In how many ways can a committee of five persons be formed out of 8 members when a particular member is taken every time?

To solve the problem of forming a committee of five persons from eight members, where a particular member is included every time, we can follow these steps: ### Step-by-Step Solution: 1. **Identify the Total Members and the Fixed Member**: - We have a total of 8 members. - One particular member is included in every committee.
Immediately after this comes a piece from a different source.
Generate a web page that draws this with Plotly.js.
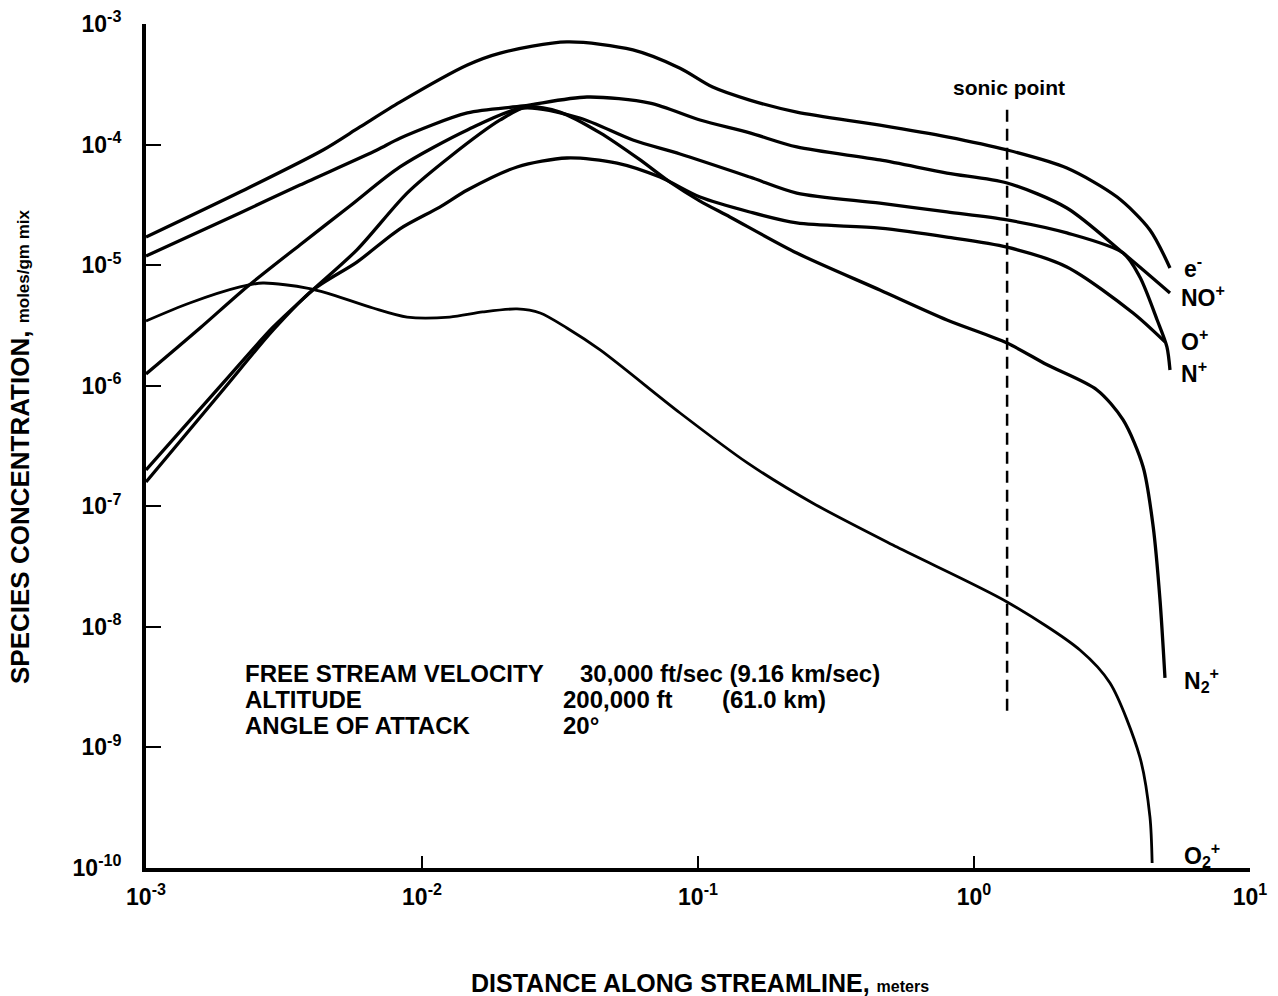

Let's call this member A. 2. **Determine Remaining Members to Choose From**: - Since member A is already included in the committee, we only need to choose the remaining members from the other 7 members (B, C, D, E, F, G, H). 3. **Calculate the Number of Members to Choose**: - We need to choose 4 additional members from the remaining 7 members (B, C, D, E, F, G, H). 4. **Use the Combination Formula**: - The number of ways to choose r members from n members is given by the combination formula: \[ \binom{n}{r} = \frac{n!}{r!(n-r)!} \] - In our case, we need to calculate \( \binom{7}{4} \). 5. **Substitute Values into the Combination Formula**: - Here, \( n = 7 \) and \( r = 4 \): \[ \binom{7}{4} = \frac{7!}{4!(7-4)!} = \frac{7!}{4! \cdot 3!} \] 6. **Simplify the Factorials**: - We can expand \( 7! \) as \( 7 \times 6 \times 5 \times 4! \): \[ \binom{7}{4} = \frac{7 \times 6 \times 5 \times 4!}{4! \cdot 3!} \] - The \( 4! \) cancels out: \[ \binom{7}{4} = \frac{7 \times 6 \times 5}{3!} \] 7. **Calculate \( 3! \)**: - \( 3! = 3 \times 2 \times 1 = 6 \). 8. **Final Calculation**: - Now substitute \( 3! \) back into the equation: \[ \binom{7}{4} = \frac{7 \times 6 \times 5}{6} \] - The 6 cancels out: \[ = 7 \times 5 = 35 \] 9. **Conclusion**: - Therefore, the number of ways to form the committee is **35**.